In surveys, people have time and again rated “moving” as the most stressful experience a person can go through.
Can you imagine how hard moving is on your dog?
Humans, at least, understand what’s going on. They have control over the process and they have enough forward-thinking to understand the move will eventually end.
Dogs probably don’t see moving the same way. A dog’s home is his whole world. When that’s in upheaval, he might feel like his safety is in jeopardy, or that risks are everywhere. At the very least, he’s going to feel confused, disoriented, and sad to be leaving.
Here’s what you can do to keep your dog calm during a move.
- Before the move happens, be sure to give your dog the same amount of attention and love as always. It’s going to be hard to find the time, but continued play, affection, and routine helps your dog feel at ease.
- Most vets recommend keeping your dog with you (as opposed to taking him to a boarding facility) during a move. He’ll already know something’s amiss, and leaving your side can further exacerbate his anxiety.
- Before moving day, talk to your vet about anxiety medication for your dog. You have a lot of options. Your vet may suggest anti-anxiety pheromone pills, or she may even prescribe you a mild sedative to give your dog on the day-of.
- Pets move last, so set up a space for your dog before moving day and be sure he’s comfortable with it. The ideal location is a cozy crate, but if your dog doesn’t like crates, an out-of-the-way room can be a good choice. Just make sure to clearly mark the door as “Do Not Open” on moving day so the movers don’t let your pooch out.

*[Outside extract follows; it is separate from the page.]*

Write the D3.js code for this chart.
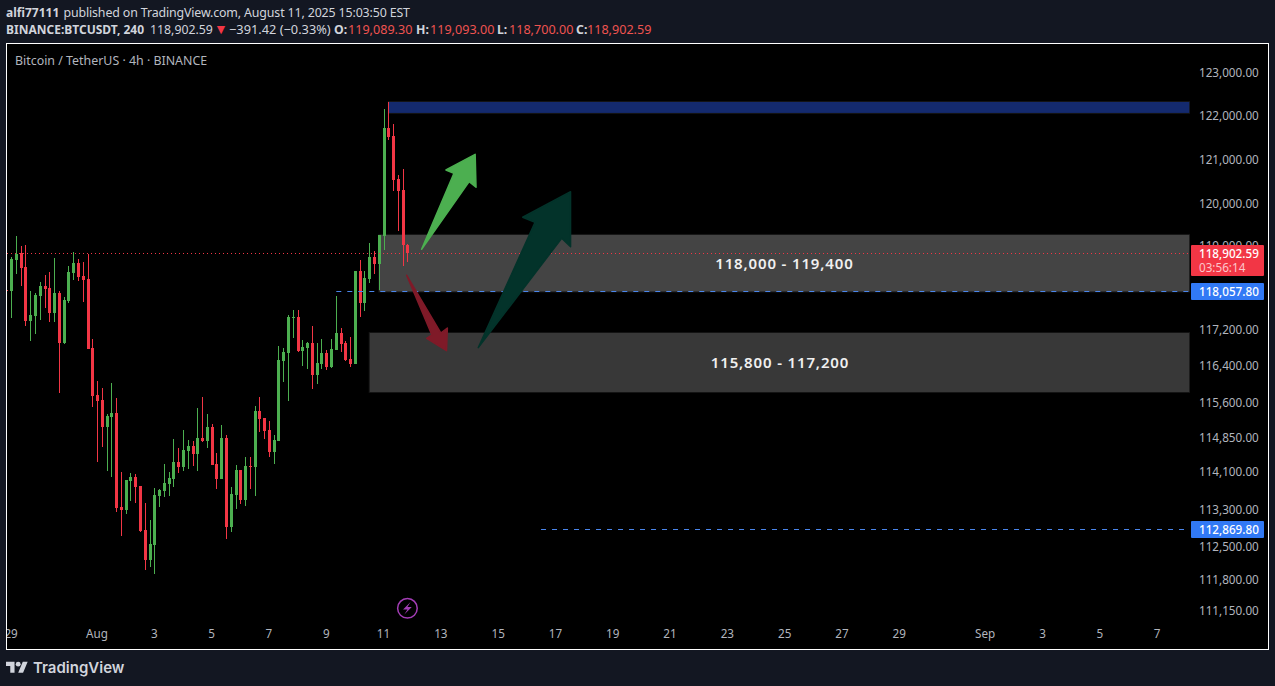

- During the hustle and bustle, check on your dog often. Try and be a calm presence, offering words of reassurance and taking him for a tiring walk if you can squeeze it in.
- On the way to the new house, your dog should stay with you – don’t let the movers pack his crate in the truck! If your dog will ride in his crate, great. If not, create a cozy spot in the backseat (preferably with a doggy car harness) where he can relax during the drive.
- Before you get to the new house, set up a space that’s all your dog’s. An extra bedroom is ideal, as is a sunroom with a door. Again, mark the room as “Do Not Open” and repeat the move-out process as before while your things get loaded in.
- When you first arrive at the new place, put your dog on-leash before getting out of the car and immediately let him survey the landscape. This is a great time for a walkabout where your dog can sniff, pee, and generally get the lay of the land. Inside the home, keep him on his leash until the hectic parts are over! This keeps him safe and your stuff unbroken, too.
- Try to get back into your dog’s routine as soon as possible after the move. Get your dog’s bed and favorite toys out for playtime, and try to feed and walk him on his normal schedule. In general, avoid doing anything “out of the ordinary” like letting him sleep in your bed if he doesn’t usually; the sooner your dog understands the routine, the more comfortable he’ll be.
Moving is stressful. It just is. No matter how well you prepare and how much help you hire, uprooting your life is a big proposition. Don’t forget that your dog is a member of the family, and be sure to take his feelings about the move into account, too! Be patient, be understanding, and be consistent.